DETROIT (AP) His voice hoarse from little sleep and a lot of cheering, newly elected mayor Kwame Kilpatrick yesterday talked about revamping the police department, improving neighborhoods and creating the type of city that can compete with the world.

From college football player to school teacher to state representative, Kilpatrick, at age 31, embarks on the latest in a whirlwind political career, becoming one of the youngest elected mayors of Detroit.

It”s a job that comes with a laundry list of challenges, further compounded by an estimated multimillion-dollar budget shortfall.

The state House Democratic leader defeated City Council president Gil Hill on Tuesday. He replaces Mayor Dennis Archer, who announced in April he would not seek a third term. With 91 percent of precincts reporting yesterday, Kilpatrick had 104,287 votes or 54 percent to Hill”s 88,992 votes or 46 percent.

Kilpatrick has grown up with politics. His father is Bernard Kilpatrick, chief of staff to Wayne County executive Ed McNamara and a former Wayne County commissioner. His mother is U.S. Rep. Carolyn Cheeks Kilpatrick. He takes congratulatory phone calls from Al Gore and Dick Gephardt.
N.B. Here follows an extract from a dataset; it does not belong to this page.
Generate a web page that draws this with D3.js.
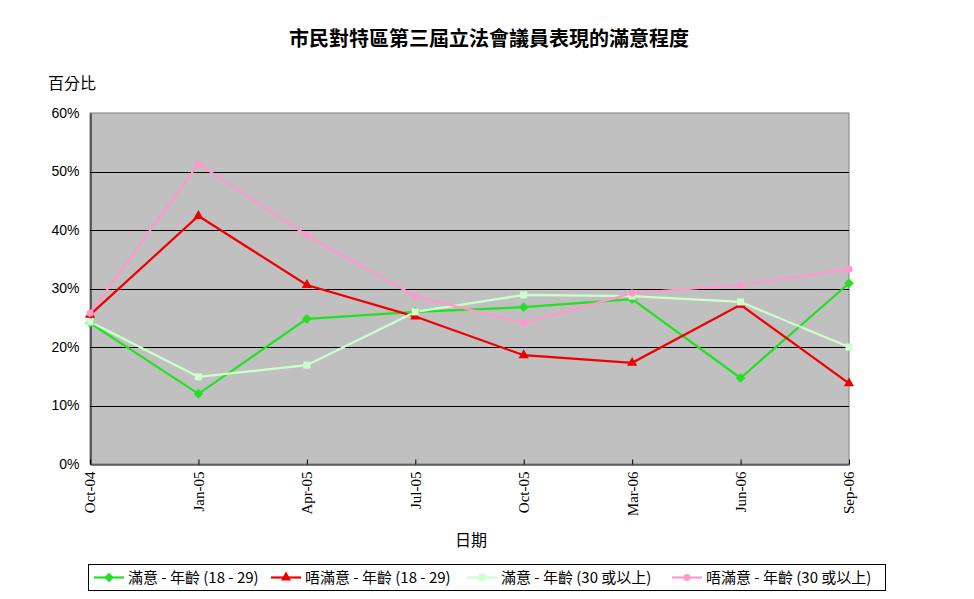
<!DOCTYPE html>
<html><head><meta charset="utf-8">
<script src="https://cdn.jsdelivr.net/npm/d3@7"></script>
<style>body{margin:0;background:#fff}svg{display:block}</style>
</head><body>
<script>
const categories = ["Oct-04","Jan-05","Apr-05","Jul-05","Oct-05","Mar-06","Jun-06","Sep-06"];
const satisfied1829 = [24.1, 12.0, 24.8, 26.0, 26.8, 28.2, 14.7, 30.9];
const dissatisfied1829 = [25.5, 42.4, 30.6, 25.2, 18.6, 17.3, 27.2, 13.8];
const satisfied30 = [24.3, 14.9, 16.9, 26.0, 28.9, 28.7, 27.7, 20.0];
const dissatisfied30 = [25.8, 51.3, 39.1, 28.7, 24.1, 29.2, 30.6, 33.3];
const yTicks = [0, 10, 20, 30, 40, 50, 60];
const seriesNames = ["滿意 - 年齡 (18 - 29)", "唔滿意 - 年齡 (18 - 29)", "滿意 - 年齡 (30 或以上)", "唔滿意 - 年齡 (30 或以上)"];
const title = "市民對特區第三屆立法會議員表現的滿意程度";

(function(){
const diamond = d3.symbolDiamond2 || d3.symbolDiamond;
const series = [
  {name: seriesNames[0], values: satisfied1829, color: "#22e022", marker: diamond, size: 60},
  {name: seriesNames[1], values: dissatisfied1829, color: "#ee0000", marker: d3.symbolTriangle, size: 45},
  {name: seriesNames[2], values: satisfied30, color: "#ccffcc", marker: d3.symbolSquare, size: 50},
  {name: seriesNames[3], values: dissatisfied30, color: "#ff99cc", marker: d3.symbolCircle, size: 40}
];

const W = 974, H = 599;
const svg = d3.select("body").append("svg").attr("width", W).attr("height", H);
const cjk = "'Noto Sans CJK TC','Noto Sans CJK SC',sans-serif";

const pL = 90, pR = 849, pT = 113, pB = 464;
const x = d3.scalePoint().domain(categories).range([pL, pR]);
const y = d3.scaleLinear().domain([0, 60]).range([pB, pT]);

svg.append("rect").attr("x", pL).attr("y", pT).attr("width", pR-pL).attr("height", pB-pT)
  .attr("fill", "#c0c0c0").attr("stroke", "#808080").attr("stroke-width", 1);

svg.append("g").selectAll("line").data(yTicks.filter(t => t > 0 && t < 60)).join("line")
  .attr("x1", pL).attr("x2", pR).attr("y1", d => Math.round(y(d))+0.5).attr("y2", d => Math.round(y(d))+0.5)
  .attr("stroke", "#000").attr("stroke-width", 1);

const yAxis = d3.axisLeft(y).tickValues(yTicks).tickSize(0).tickPadding(11).tickFormat(d => d + "%");
const gy = svg.append("g").attr("transform", `translate(${pL+0.5},0)`).call(yAxis);
gy.select(".domain").attr("stroke", "#000");
gy.selectAll("text").attr("font-family", "'Liberation Sans',Arial,sans-serif").attr("font-size", 14).attr("fill", "#000");

const xAxis = d3.axisBottom(x).tickSizeInner(-5).tickSizeOuter(0).tickPadding(0);
const gx = svg.append("g").attr("transform", `translate(0,${pB+0.5})`).call(xAxis);
gx.select(".domain").attr("stroke", "#000");
gx.selectAll(".tick line").attr("stroke", "#000");
gx.selectAll("text").attr("font-family", "'Liberation Serif','Times New Roman',serif").attr("font-size", 15).attr("fill", "#000")
  .attr("transform", "rotate(-90)").attr("text-anchor", "end").attr("dy", "0.33em").attr("x", -7).attr("y", 0);

const line = d3.line().x((d, i) => x(categories[i])).y(d => y(d));
const gs = svg.append("g");
series.forEach(s => {
  gs.append("path").datum(s.values).attr("d", line).attr("fill", "none")
    .attr("stroke", s.color).attr("stroke-width", 2.2);
});
series.forEach(s => {
  gs.append("g").selectAll("path").data(s.values).join("path")
    .attr("transform", (d, i) => `translate(${x(categories[i])},${y(d)})`)
    .attr("d", d3.symbol().type(s.marker).size(s.size))
    .attr("fill", s.color);
});

svg.append("text").attr("x", 489).attr("y", 46).attr("text-anchor", "middle")
  .attr("font-family", cjk).attr("font-size", 20).attr("font-weight", "bold").text(title);
svg.append("text").attr("x", 48).attr("y", 89)
  .attr("font-family", cjk).attr("font-size", 16).text("百分比");
svg.append("text").attr("x", 471).attr("y", 546).attr("text-anchor", "middle")
  .attr("font-family", cjk).attr("font-size", 16).text("日期");

const lg = svg.append("g");
lg.append("rect").attr("x", 88.5).attr("y", 564.5).attr("width", 797).attr("height", 26)
  .attr("fill", "#fff").attr("stroke", "#000");
const starts = [94, 271, 467, 672];
series.forEach((s, i) => {
  const x0 = starts[i], yy = 577.5;
  lg.append("line").attr("x1", x0).attr("x2", x0+30).attr("y1", yy).attr("y2", yy)
    .attr("stroke", s.color).attr("stroke-width", 2.2);
  lg.append("path").attr("transform", `translate(${x0+15},${yy})`)
    .attr("d", d3.symbol().type(s.marker).size(s.size)).attr("fill", s.color);
  lg.append("text").attr("x", x0+34).attr("y", yy+5.5)
    .attr("font-family", cjk).attr("font-size", 15).text(s.name);
});
})();
</script>
</body></html>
When he was done talking to Gephardt on yesterday, he passed the phone to his mother, telling Gephardt, “my mom wants to talk to you a little bit.”

Rep. John Hansen (D-Dexter), said Kilpatrick has worked to bring Democrats and Republicans in the House together and has taught leadership skills to people who are almost twice his age.

“I think Detroit has a future. Kwame represents the future. The man is born to lead,” Hansen said.

But leading the city of Detroit, with its declining population, high crime rate, broken street lights, poor transportation system and thousands of abandoned structures will be a different challenge.

Political analysts suggested before the election that campaign promises would immediately be broken because of a projected $33 million budget shortfall for the fiscal year.

Kilpatrick acknowledged the tough road ahead.

“We”ll never experience the kind of incredible ups and incredible downs as we”ll face in the next four, eight, 12 years,” Kilpatrick said. But he said that during his campaign he always stressed organization, which “costs nothing.”

“We want to spend our first 180 days on organization, making sure the city works. We can”t compete and we”ll never have any money if the city isn”t organized,” Kilpatrick said.

He lists education, neighborhoods and the city”s beleaguered police department as areas ripe for restructuring.

Improving the police department, he said, includes taking officers from task forces and putting them back into precincts, making commanders accountable and working with federal authorities.

The police department is under investigation by the U.S. Justice Department over fatal shootings by Detroit officers, prisoner deaths in lockups and allegations that detectives illegally detained potential homicide witnesses.